8) Measure: Log timings, confidence, corrections
9) Retrain: Periodic batch eval, update examples, adjust categories
Slack message format
– Title: [category][priority] subject
– Summary: 1 line + key entities
– Buttons: Claim (assign to self), Approve Draft (sends), Request Edit (opens modal), Reassign (picker)
– Thread: Bot posts Airtable link + due_at countdown
Failure modes and handling
– LLM timeout → retry with backoff; if still failing, default to rule-based category using keyword regex
– Low confidence (<0.6) → tag “needs_review”; do not auto-send; ping triage channel
– Large threads → summarize last human message only; include thread_size in log
– Attachments → virus scan; extract PDF text for entity match (order_id, invoice #)
Costs and performance
– Cost: ~ $0.002–$0.01 per email with small LLM; less if batching summaries
– Latency: Target <2s end-to-end; use streaming only for UI if needed
– Accuracy: Start with 6 categories; aim 95% precision on category, 98% on email detection, 85% on entities; iterate with error review
– Throughput: Cloud Run min-instances=0 for idle; scale to 100 rps bursts
Security and compliance
– Service account with restricted Gmail scopes
– Do not store raw bodies in logs; keep hashed identifiers
– PII redaction before Slack
– Secrets in GCP Secret Manager or AWS Secrets Manager
– Data retention policy in Airtable (archive after 180 days)
Evaluation loop (weekly)
– Sample 100 tickets; compare category, entities, SLA hit rate
– Track “first meaningful response” time and close rate per category
– Capture human edits to reply_draft for fine-tuning examples
– Adjust routing thresholds and on-call hours
ROI model (simple)
– Baseline: 400 inbound/month, 5 min manual triage each → 33 hours
– Post-automation: 30 sec review each → 3.3 hours
– Net saved: ~30 hours/month; at $45/hour → ~$1,350/month
– Plus conversion lift from same-day lead replies (track won vs. response time)
Implementation notes
– Use Gmail HistoryId to avoid double-processing
– Cache model responses for identical threads within 10 minutes (Redis)

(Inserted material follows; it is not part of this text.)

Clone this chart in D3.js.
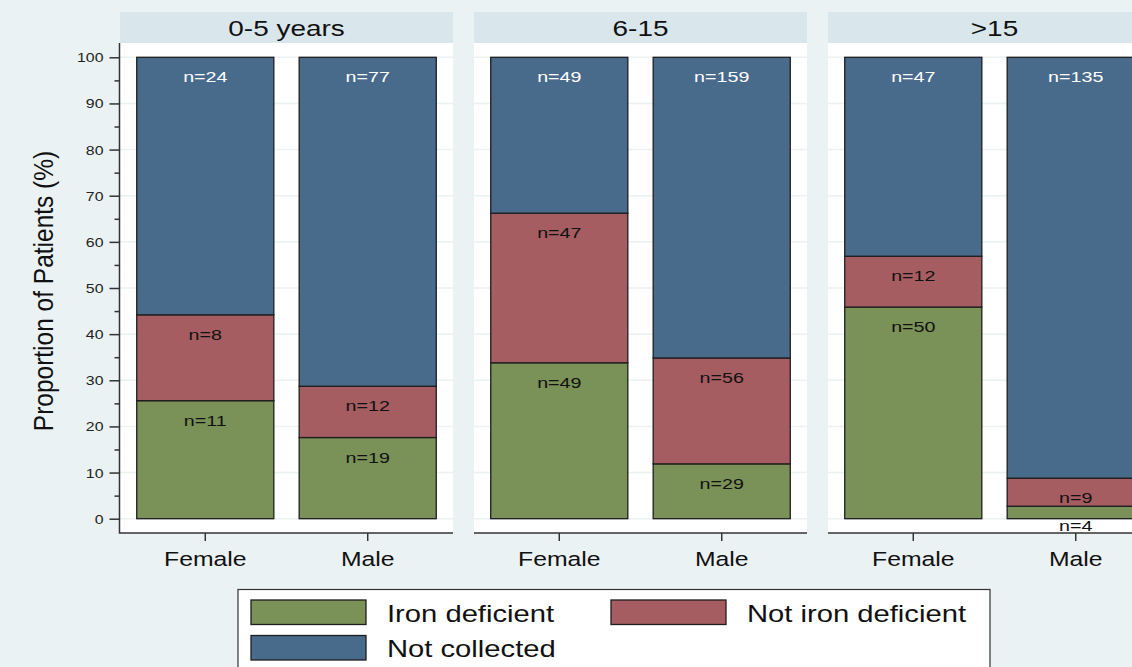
<!DOCTYPE html>
<html>
<head>
<meta charset="utf-8">
<script src="https://cdn.jsdelivr.net/npm/d3@7"></script>
<style>
  body { margin: 0; background: #eaf2f3; }
  svg { display: block; font-family: "Liberation Sans", Arial, sans-serif; }
</style>
</head>
<body>
<div id="chart"></div>
<script>
// data (counts shown as n= labels)
const ageGroups = ['0-5 years', '6-15', '>15'];
const sexes = ['Female', 'Male'];
const ironDeficient    = [11, 19, 49, 29, 50, 4];
const notIronDeficient = [8, 12, 47, 56, 12, 9];
const notCollected     = [24, 77, 49, 159, 47, 135];
const seriesNames = ['Iron deficient', 'Not iron deficient', 'Not collected'];
const yTicks = [0, 10, 20, 30, 40, 50, 60, 70, 80, 90, 100];

const width = 1132, height = 667;
const sx = 1.27; // the picture is stretched sideways, text too
const colors = { 'Iron deficient': '#7a9157', 'Not iron deficient': '#a55d61', 'Not collected': '#486a8b' };
const keys = ['ironDeficient', 'notIronDeficient', 'notCollected'];

let rows = [];
ageGroups.forEach((g, gi) => {
  sexes.forEach((s, si) => {
    let i = gi * 2 + si;
    rows.push({ group: g, sex: s, ironDeficient: ironDeficient[i], notIronDeficient: notIronDeficient[i], notCollected: notCollected[i] });
  });
});

const stack = d3.stack().keys(keys).offset(d3.stackOffsetExpand);
const stacked = stack(rows);

const svg = d3.select('#chart').append('svg')
  .attr('width', width).attr('height', height);

svg.append('rect').attr('width', width).attr('height', height).attr('fill', '#eaf2f3');

/* scales */
const panelX = d3.scaleBand().domain(ageGroups).range([120, 1161]).paddingInner(21 / 354);
const barX = d3.scaleBand().domain(sexes).range([0, panelX.bandwidth()]).paddingInner(0.156).paddingOuter(0.103);
const y = d3.scaleLinear().domain([0, 100]).range([518.7, 57.3]);

const plotTop = 43, plotBottom = 533, headTop = 12;

function stretched(sel, x, yy) {
  return sel.attr('transform', `translate(${x},${yy}) scale(${sx},1)`);
}

const panels = svg.selectAll('.panel')
  .data(ageGroups).enter()
  .append('g')
  .attr('class', 'panel')
  .attr('transform', d => `translate(${panelX(d)},0)`);

// header strip
panels.append('rect')
  .attr('y', headTop).attr('width', panelX.bandwidth()).attr('height', plotTop - headTop)
  .attr('fill', '#d9e6ec');
panels.append('text')
  .each(function (d) { stretched(d3.select(this), panelX.bandwidth() / 2, 35.7); })
  .attr('text-anchor', 'middle')
  .attr('font-size', 22)
  .attr('fill', '#111')
  .text(d => d);

// plot area
panels.append('rect')
  .attr('y', plotTop).attr('width', panelX.bandwidth()).attr('height', plotBottom - plotTop)
  .attr('fill', '#fff');
panels.selectAll('.grid')
  .data(yTicks).enter()
  .append('line')
  .attr('x1', 0).attr('x2', panelX.bandwidth())
  .attr('y1', d => y(d)).attr('y2', d => y(d))
  .attr('stroke', '#eaf2f3').attr('stroke-width', 1.5);

/* bars */
stacked.forEach((layer, li) => {
  let name = seriesNames[li];
  layer.forEach((d, i) => {
    let row = rows[i];
    let x0 = panelX(row.group) + barX(row.sex);
    svg.append('rect')
      .attr('x', x0)
      .attr('y', y(d[1] * 100))
      .attr('width', barX.bandwidth())
      .attr('height', y(d[0] * 100) - y(d[1] * 100))
      .attr('fill', colors[name])
      .attr('stroke', '#1e1e1e')
      .attr('stroke-width', 1.3);
  });
});

// n= labels
stacked.forEach((layer, li) => {
  layer.forEach((d, i) => {
    let row = rows[i];
    let cx = panelX(row.group) + barX(row.sex) + barX.bandwidth() / 2;
    svg.append('text')
      .call(s => stretched(s, cx, y(d[1] * 100) + 25))
      .attr('text-anchor', 'middle')
      .attr('font-size', 15.5)
      .attr('fill', li === 2 ? '#fff' : '#111')
      .text('n=' + row[keys[li]]);
  });
});

/* x axes */
panels.append('line')
  .attr('x1', 0).attr('x2', panelX.bandwidth())
  .attr('y1', plotBottom).attr('y2', plotBottom)
  .attr('stroke', '#333').attr('stroke-width', 1.5);
panels.each(function () {
  let g = d3.select(this);
  sexes.forEach(s => {
    let cx = barX(s) + barX.bandwidth() / 2;
    g.append('line')
      .attr('x1', cx).attr('x2', cx)
      .attr('y1', plotBottom).attr('y2', plotBottom + 8)
      .attr('stroke', '#333').attr('stroke-width', 1.5);
    g.append('text')
      .call(t => stretched(t, cx, 565.5))
      .attr('text-anchor', 'middle')
      .attr('font-size', 19.5)
      .attr('fill', '#111')
      .text(s);
  });
});

/* y axis */
const yAxis = d3.axisLeft(y).tickValues(yTicks).tickSize(10).tickPadding(3);
const yg = svg.append('g')
  .attr('transform', 'translate(119.5,0)')
  .call(yAxis);
yg.select('.domain').remove();
yg.selectAll('.tick line').attr('stroke', '#333').attr('stroke-width', 1.5);
yg.selectAll('.tick text')
  .attr('font-size', 12.5)
  .attr('font-family', '"Liberation Sans", Arial, sans-serif')
  .attr('fill', '#222')
  .attr('x', null).attr('dy', null)
  .attr('transform', `translate(-16,4.5) scale(${sx},1)`);
const minor = d3.axisLeft(y).tickValues(d3.range(5, 100, 10)).tickSize(5).tickFormat('');
const yg2 = svg.append('g').attr('transform', 'translate(119.5,0)').call(minor);
yg2.select('.domain').remove();
yg2.selectAll('.tick line').attr('stroke', '#333').attr('stroke-width', 1.5);
svg.append('line')
  .attr('x1', 119.5).attr('x2', 119.5).attr('y1', plotTop).attr('y2', plotBottom + 0.75)
  .attr('stroke', '#333').attr('stroke-width', 1.5);

svg.append('text')
  .attr('transform', 'translate(53,291) scale(1.13,1) rotate(-90)')
  .attr('text-anchor', 'middle')
  .attr('font-size', 24.5)
  .attr('fill', '#111')
  .text('Proportion of Patients (%)');

/* legend */
const legend = svg.append('g');
legend.append('rect')
  .attr('x', 238).attr('y', 589.5).attr('width', 752).attr('height', 100)
  .attr('fill', '#fff').attr('stroke', '#333').attr('stroke-width', 1.2);
const legendPos = [[251, 600], [611, 600], [251, 635.5]];
seriesNames.forEach((name, i) => {
  let [lx, ly] = legendPos[i];
  legend.append('rect')
    .attr('x', lx).attr('y', ly).attr('width', 115).attr('height', 24.5)
    .attr('fill', colors[name]).attr('stroke', '#1e1e1e').attr('stroke-width', 1.3);
  legend.append('text')
    .call(t => stretched(t, lx + 136, ly + 21.5))
    .attr('font-size', 23)
    .attr('fill', '#111')
    .text(name);
});
</script>
</body>
</html>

– JSON schema example keys must be stable to preserve analytics
– Keep examples business-specific; swap in real subject lines, product names
– Add language detection; route non-English to bilingual assignees
Minimal endpoint contract (POST /triage)
– Input: message_id, thread_id
– Output: ticket_id, category, confidence, actions_taken [ack_sent, slack_posted]
Go-live checklist
– 2-week shadow mode (no auto-send), collect corrections
– Thresholds tuned; legal/billing excluded from auto-ack
– On-call rotation confirmed; Slack permissions tested
– Dashboards: SLA breach count, average first response, category distribution
– Runbook for outages and LLM provider failover
Extensions
– CRM sync (HubSpot/Close) on category=lead
– Voice/voicemail ingestion via transcription
– Calendar links in reply_draft for sales
– Priority boost for repeat customers (email/domain match)
Bottom line
Start narrow, measure aggressively, and keep humans-in-the-loop where it matters. This pattern reliably turns inbox chaos into a predictable, SLA-driven pipeline that pays for itself in the first month.